Background: The effects of airborne particulate matter (PM) are a major human health concern. In this panel study, we evaluated the acute effects of exposure to PM on peak expiratory flow (PEF) and wheezing in children.
Methods: Daily PEF and wheezing were examined in 19 asthmatic children who were hospitalized in a suburban city in Japan for approximately 5 months. The concentrations of PM less than 2.5 μm in diameter (PM2.5) were monitored at a monitoring station proximal to the hospital. Moreover, PM2.5 concentrations inside and outside the hospital were measured using the dust monitor with a laser diode (PM2.5(LD)). The changes in PEF and wheezing associated with PM concentration were analyzed.

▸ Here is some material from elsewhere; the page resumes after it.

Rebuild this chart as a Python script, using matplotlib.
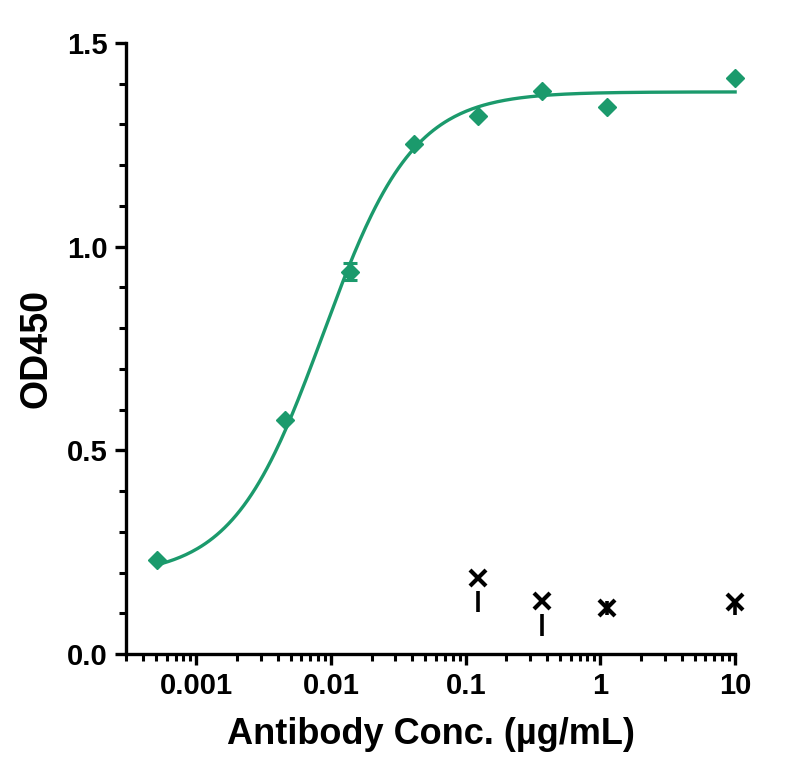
import matplotlib
matplotlib.use("Agg")
import matplotlib.pyplot as plt
from matplotlib.ticker import LogLocator, FixedLocator, MultipleLocator
import numpy as np

plt.rcParams['font.family'] = ['Liberation Sans', 'DejaVu Sans']
plt.rcParams['font.weight'] = 'bold'

# antibody concentrations (ug/mL)
conc = [0.000508, 0.00457, 0.0137, 0.0412, 0.123, 0.370, 1.11, 10.0]
od = [0.231, 0.575, 0.939, 1.251, 1.322, 1.383, 1.344, 1.415]
od_err = [0.0, 0.0, 0.022, 0.0, 0.0, 0.0, 0.0, 0.0]

# negative control
neg_conc = [0.123, 0.370, 1.11, 10.0]
neg_od = [0.187, 0.130, 0.113, 0.128]
neg_lo = [0.085, 0.087, 0.018, 0.032]
neg_hi = [0.0, 0.0, 0.018, 0.0]

# 4PL fit parameters
bottom, top, ec50, hill = 0.19, 1.38, 0.0087, 1.3

green = '#1b9a6c'

fig = plt.figure(figsize=(7.93, 7.78), dpi=100)
ax = fig.add_axes([0.159, 0.1594, 0.768, 0.7853])

xs = np.logspace(np.log10(conc[0]), np.log10(conc[-1]), 300)
fit = bottom + (top - bottom) / (1 + (ec50 / xs) ** hill)
ax.plot(xs, fit, color=green, lw=2.4, zorder=3, clip_on=False)
ax.errorbar(conc, od, yerr=od_err, fmt='D', color=green, ms=9,
            capsize=5, capthick=2.2, elinewidth=2.2, zorder=4, clip_on=False)

# negative control: lower bars, separated from the marker where they are long
neg_conc = np.array(neg_conc)
neg_od = np.array(neg_od)
neg_lo = np.array(neg_lo)
neg_hi = np.array(neg_hi)
ax.vlines(neg_conc, neg_od - neg_lo, neg_od + neg_hi, color='black', lw=2.6,
          zorder=3, clip_on=False)
gap = neg_lo > 0.05
ax.plot(neg_conc[gap], neg_od[gap], 's', color='white', ms=19, mew=0, zorder=4)
ax.plot(neg_conc, neg_od, 'x', color='black', ms=11, mew=3, zorder=5, clip_on=False)

ax.set_xscale('log')
ax.set_xlim(0.0003, 10)
ax.set_ylim(0, 1.5)
ax.xaxis.set_major_locator(FixedLocator([0.001, 0.01, 0.1, 1, 10]))
ax.xaxis.set_minor_locator(LogLocator(base=10, subs=np.arange(2, 10)))
ax.set_xticklabels(['0.001', '0.01', '0.1', '1', '10'])
ax.yaxis.set_major_locator(FixedLocator([0, 0.5, 1.0, 1.5]))
ax.yaxis.set_minor_locator(MultipleLocator(0.1))
ax.set_yticklabels(['0.0', '0.5', '1.0', '1.5'])

for s in ['top', 'right']:
    ax.spines[s].set_visible(False)
for s in ['left', 'bottom']:
    ax.spines[s].set_linewidth(2.4)
ax.tick_params(which='major', length=8, width=2.4, labelsize=21, pad=5)
ax.tick_params(which='minor', length=5, width=2.2)
for lab in ax.get_xticklabels() + ax.get_yticklabels():
    lab.set_fontweight('bold')

ax.set_xlabel('Antibody Conc. (µg/mL)', fontsize=26, fontweight='bold', labelpad=12)
ax.set_ylabel('OD450', fontsize=27, fontweight='bold', labelpad=9)

fig.savefig('out.png', dpi=100)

Results: The changes in PEF in the morning and evening were significantly associated with increases in the average concentration of indoor PM2.5(LD) 24 h prior to measurement (-2.86 L/min [95%CI: -4.12, -1.61] and -3.59 L/min [95%CI: -4.99, -2.20] respectively, for 10-μg/m3 increases). The change in PEF was also significantly associated with outdoor PM2.5(LD) concentrations, but the changes were smaller than those observed for indoor PM2.5(LD). Changes in PEF and concentration of stationary-site PM2.5 were not associated. The prevalence of wheezing in the morning and evening were also significantly associated with indoor PM2.5(LD) concentrations (odds ratios = 1.014 [95%CI: 1.006, 1.023] and 1.025 [95%CI: 1.013, 1.038] respectively, for 10-μg/m3 increases). Wheezing in the evening was significantly associated with outdoor PM2.5(LD) concentration. The effects of indoor and outdoor PM2.5(LD) remained significant even after adjusting for ambient nitrogen dioxide concentrations.
Conclusion: Indoor and outdoor PM2.5(LD) concentrations were associated with PEF and wheezing among asthmatic children. Indoor PM2.5(LD) had a more marked effect than outdoor PM2.5(LD) or stationary-site PM2.5.